Both Derrick Williams and Kendall Anthony are questionable for the game, but both could make a huge impact if they play. Williams is a 6-6, 285(!) pound forward who is an extremely effective inside scorer and in the top 350 nationally in both offensive and defensive rebound percentage. Anthony is almost the polar opposite, a 5-8, 140 pound guard who loves nothing more than to shoot three pointers. Anthony leads the Spiders in usage rate despite both Williams and Brothers being more effective scorers. Wayne Sparrow is a 6-3, 175 pound guard who will fill in for either guard spot and focus mainly on defense. Sparrow averages a steal a game despite playing getting only 17 minutes.
- Who will play? For Richmond, both Williams and Anthony are questionable. For Xavier, Isaiah Philmore is still nursing an ankle he injured in what was unquestionably his best game in a Musketeer uniform. Williams would give Richmond beef they desperately need down low, while Anthony would stretch Xavier's perimeter defense. Philmore playing would give X an even larger edge than they should already have in the paint.
- Is Dee Davis back? Another game, another Dee Davis question. The guard that scored 14 against Dayton and harassed Kevin Dillard into a 4-14 night from the floor is a far cry from the one that had a line of 8/3/5 in the previous two games combined. With Davis running the offense and scoring enough to lift a bit of pressure off Christon, Xavier is a much better team.

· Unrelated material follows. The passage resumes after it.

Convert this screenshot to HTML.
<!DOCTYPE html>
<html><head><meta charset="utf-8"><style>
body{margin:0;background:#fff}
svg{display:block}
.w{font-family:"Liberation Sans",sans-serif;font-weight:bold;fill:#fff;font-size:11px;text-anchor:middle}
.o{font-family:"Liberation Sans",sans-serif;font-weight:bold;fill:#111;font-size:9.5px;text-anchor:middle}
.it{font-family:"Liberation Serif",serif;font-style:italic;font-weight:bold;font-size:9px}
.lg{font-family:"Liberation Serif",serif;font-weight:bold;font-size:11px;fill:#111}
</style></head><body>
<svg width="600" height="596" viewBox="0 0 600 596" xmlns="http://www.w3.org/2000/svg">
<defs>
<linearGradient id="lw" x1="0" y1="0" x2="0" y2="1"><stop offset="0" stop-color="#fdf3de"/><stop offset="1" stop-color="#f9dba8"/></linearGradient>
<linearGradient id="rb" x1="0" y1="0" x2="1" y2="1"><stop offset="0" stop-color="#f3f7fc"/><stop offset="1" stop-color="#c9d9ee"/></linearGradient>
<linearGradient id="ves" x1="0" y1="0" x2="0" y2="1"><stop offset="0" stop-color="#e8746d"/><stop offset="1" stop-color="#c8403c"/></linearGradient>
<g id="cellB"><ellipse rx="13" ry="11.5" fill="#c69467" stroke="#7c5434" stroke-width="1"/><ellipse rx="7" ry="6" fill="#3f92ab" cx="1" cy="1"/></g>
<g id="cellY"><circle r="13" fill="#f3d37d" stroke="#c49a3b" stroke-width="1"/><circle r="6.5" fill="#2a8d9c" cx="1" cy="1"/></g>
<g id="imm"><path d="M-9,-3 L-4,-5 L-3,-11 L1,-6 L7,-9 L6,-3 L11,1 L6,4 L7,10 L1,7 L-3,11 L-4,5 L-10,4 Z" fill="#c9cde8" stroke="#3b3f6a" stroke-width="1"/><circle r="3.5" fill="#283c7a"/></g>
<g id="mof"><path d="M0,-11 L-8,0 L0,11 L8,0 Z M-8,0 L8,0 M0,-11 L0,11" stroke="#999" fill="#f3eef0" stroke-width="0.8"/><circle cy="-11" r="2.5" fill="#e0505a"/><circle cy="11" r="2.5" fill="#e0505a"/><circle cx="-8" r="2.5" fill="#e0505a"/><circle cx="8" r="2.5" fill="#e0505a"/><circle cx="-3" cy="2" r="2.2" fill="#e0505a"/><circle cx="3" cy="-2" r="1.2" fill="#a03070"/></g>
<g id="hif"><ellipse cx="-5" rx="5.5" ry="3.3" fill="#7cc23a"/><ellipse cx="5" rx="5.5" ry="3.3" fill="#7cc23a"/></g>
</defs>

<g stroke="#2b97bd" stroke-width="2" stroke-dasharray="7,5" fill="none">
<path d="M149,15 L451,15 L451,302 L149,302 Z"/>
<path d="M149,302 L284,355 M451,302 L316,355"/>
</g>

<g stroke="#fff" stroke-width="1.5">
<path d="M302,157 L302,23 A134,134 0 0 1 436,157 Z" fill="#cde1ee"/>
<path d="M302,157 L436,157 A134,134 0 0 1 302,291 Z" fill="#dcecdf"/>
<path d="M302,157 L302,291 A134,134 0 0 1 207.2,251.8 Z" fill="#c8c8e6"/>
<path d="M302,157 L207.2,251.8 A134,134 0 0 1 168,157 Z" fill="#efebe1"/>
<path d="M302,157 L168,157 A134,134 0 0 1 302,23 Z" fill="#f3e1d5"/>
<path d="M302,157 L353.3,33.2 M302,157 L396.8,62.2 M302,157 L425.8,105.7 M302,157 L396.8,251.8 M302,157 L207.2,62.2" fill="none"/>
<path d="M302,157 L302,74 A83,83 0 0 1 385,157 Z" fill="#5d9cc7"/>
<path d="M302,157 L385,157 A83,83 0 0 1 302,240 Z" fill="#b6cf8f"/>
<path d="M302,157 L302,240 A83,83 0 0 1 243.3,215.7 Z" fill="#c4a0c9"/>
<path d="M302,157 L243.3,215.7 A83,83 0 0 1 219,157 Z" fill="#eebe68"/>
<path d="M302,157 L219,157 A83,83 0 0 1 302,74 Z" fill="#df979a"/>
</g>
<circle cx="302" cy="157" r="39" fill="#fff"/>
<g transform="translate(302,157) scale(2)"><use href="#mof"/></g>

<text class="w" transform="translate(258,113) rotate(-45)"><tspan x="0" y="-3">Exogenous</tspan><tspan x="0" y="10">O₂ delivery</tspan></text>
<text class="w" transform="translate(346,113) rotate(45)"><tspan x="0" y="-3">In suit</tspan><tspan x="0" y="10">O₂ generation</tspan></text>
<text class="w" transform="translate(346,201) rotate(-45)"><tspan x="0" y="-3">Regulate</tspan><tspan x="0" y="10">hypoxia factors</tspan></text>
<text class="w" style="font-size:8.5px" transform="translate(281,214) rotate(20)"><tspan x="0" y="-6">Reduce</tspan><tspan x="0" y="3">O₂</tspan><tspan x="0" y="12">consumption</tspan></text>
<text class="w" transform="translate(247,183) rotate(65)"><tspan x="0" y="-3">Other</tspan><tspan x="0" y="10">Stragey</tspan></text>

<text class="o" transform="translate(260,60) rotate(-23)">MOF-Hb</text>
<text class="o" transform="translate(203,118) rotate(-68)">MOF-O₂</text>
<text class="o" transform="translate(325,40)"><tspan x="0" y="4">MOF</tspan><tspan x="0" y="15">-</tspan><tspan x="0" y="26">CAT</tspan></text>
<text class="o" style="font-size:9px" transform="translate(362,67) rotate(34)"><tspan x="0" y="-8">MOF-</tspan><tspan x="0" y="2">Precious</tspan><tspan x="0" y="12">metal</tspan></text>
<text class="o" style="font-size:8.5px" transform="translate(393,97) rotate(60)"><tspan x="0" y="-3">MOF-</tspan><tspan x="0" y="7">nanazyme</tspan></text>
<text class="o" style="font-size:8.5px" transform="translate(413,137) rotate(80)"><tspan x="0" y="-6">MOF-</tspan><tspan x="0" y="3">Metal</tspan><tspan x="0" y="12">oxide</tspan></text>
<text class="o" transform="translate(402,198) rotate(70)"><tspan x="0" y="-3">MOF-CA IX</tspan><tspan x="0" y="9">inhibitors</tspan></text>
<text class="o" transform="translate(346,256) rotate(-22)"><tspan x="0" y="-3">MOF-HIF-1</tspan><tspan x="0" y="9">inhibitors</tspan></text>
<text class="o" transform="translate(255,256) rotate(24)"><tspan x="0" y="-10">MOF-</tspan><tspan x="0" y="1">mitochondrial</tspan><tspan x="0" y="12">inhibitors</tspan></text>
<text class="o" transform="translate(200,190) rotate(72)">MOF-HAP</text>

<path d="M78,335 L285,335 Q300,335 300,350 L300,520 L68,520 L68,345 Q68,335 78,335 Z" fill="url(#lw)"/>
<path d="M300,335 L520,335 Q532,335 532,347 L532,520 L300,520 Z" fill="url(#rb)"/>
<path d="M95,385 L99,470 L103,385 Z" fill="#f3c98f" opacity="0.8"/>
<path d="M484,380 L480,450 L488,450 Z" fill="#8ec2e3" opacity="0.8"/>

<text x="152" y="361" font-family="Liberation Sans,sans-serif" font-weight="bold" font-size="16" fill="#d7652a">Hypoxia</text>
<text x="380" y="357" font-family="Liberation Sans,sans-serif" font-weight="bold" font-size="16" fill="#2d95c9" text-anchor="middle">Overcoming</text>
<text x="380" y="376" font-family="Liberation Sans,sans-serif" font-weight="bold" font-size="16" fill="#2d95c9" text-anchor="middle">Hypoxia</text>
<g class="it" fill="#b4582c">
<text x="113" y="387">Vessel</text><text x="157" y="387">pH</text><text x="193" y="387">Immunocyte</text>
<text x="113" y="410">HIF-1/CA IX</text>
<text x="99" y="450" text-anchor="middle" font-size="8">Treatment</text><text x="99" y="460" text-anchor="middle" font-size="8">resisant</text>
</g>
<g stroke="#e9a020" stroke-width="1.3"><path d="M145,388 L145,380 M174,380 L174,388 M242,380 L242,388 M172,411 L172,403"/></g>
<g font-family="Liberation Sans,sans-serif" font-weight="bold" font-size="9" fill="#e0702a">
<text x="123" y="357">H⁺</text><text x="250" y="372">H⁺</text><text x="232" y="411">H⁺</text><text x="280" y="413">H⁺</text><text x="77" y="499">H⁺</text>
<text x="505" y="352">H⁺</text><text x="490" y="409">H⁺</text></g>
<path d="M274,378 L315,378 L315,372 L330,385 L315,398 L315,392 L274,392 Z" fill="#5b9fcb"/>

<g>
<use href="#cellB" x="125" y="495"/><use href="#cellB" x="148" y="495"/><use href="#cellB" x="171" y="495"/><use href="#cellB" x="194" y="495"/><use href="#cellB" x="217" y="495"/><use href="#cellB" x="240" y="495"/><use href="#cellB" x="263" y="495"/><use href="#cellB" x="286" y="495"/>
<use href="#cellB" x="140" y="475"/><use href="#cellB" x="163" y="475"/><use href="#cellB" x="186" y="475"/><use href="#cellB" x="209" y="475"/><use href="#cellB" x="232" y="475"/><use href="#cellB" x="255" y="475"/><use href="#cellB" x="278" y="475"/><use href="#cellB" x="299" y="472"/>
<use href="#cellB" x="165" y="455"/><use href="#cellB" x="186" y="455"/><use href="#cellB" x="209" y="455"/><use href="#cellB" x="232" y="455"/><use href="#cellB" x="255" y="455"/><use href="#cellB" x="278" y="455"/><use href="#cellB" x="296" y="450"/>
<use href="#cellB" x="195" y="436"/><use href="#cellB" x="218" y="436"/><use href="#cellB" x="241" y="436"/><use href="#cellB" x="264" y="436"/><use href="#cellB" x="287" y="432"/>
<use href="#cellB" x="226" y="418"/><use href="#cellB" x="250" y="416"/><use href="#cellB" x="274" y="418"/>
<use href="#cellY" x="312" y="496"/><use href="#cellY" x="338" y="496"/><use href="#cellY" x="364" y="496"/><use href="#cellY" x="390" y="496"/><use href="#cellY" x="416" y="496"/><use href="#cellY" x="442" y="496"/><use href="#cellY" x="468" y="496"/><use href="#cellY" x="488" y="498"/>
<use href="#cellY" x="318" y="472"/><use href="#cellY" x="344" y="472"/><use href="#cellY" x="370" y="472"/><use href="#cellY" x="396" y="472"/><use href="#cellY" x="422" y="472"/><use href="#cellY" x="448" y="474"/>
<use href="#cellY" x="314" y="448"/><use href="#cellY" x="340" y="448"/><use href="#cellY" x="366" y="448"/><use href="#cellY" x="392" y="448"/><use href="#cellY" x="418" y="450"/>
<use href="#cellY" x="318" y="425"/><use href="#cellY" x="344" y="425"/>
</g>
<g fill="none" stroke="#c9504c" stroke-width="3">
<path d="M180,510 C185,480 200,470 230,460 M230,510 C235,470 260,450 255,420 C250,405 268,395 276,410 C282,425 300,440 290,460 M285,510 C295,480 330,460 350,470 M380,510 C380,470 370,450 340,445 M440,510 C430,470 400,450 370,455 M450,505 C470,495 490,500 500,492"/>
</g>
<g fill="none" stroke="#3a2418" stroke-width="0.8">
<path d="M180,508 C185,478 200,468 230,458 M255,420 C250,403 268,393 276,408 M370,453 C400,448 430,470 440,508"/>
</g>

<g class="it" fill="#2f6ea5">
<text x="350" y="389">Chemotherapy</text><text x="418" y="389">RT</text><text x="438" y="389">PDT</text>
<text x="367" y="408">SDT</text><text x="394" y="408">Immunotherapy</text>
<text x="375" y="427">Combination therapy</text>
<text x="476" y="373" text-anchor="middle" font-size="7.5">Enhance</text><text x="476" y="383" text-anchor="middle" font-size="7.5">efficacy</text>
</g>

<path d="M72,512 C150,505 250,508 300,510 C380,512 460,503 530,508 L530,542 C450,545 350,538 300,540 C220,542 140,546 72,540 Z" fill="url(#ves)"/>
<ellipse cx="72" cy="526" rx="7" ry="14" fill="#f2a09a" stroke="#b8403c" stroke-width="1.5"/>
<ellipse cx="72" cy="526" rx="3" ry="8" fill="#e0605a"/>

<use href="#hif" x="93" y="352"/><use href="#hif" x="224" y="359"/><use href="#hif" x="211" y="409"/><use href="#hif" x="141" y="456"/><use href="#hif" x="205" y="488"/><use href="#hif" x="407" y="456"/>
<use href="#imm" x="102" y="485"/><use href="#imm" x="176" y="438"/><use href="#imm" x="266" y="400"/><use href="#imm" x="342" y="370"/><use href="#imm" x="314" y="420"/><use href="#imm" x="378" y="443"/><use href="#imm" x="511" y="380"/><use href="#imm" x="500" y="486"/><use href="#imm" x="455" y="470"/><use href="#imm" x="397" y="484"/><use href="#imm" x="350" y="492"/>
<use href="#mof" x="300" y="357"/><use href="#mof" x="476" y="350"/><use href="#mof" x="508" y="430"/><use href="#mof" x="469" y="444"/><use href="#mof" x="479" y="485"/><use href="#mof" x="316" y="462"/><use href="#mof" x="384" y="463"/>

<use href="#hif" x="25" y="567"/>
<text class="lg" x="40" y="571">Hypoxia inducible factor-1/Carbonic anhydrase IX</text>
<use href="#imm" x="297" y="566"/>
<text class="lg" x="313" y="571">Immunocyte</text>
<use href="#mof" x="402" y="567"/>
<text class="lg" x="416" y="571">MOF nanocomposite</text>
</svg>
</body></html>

- Can Xavier dominate the glass again? Dayton should have crushed the Musketeers on the boards but instead surrendered to the Xavier bigs to the tune of 38-16. Richmond shouldn't present nearly the challenge that the Flyers should have, but Xavier has struggled to make consistent rebounding effort all season. Another 22 rebound margin is a lot to ask, but the Musketeers need to hold a significant edge again.
- Be effective with the ball: Richmond scores efficiently when they can turn the other team over and go. Conversely, they lose when teams are patient enough to break them down in the half court. Xavier will be looking to play slowly, just like they always do. If they can grind effective possessions and not commit brainless turnovers, the Spiders will surrender points.
- Contain Darien Brothers: Only 23 teams in the nation get more points from their point man than the Spiders do from Brothers. Containing him can be difficult, he torched Charlotte for 39, but Brothers can be stopped as games of 2, 5, 7, 8, and 11 indicate. If Dee Davis plays Brothers like he did Dillard, the Spiders biggest threat could disappear.
- Play 40 minutes on the road: The Musketeers are 2-4 in true road games this year. In all four away losses (Wake, UT, St. Joe's, Charlotte) Xavier was outscored in the final ten minutes of the game. If the Musketeers jump on Richmond early they cannot afford to make it five for five in quarter four letdowns.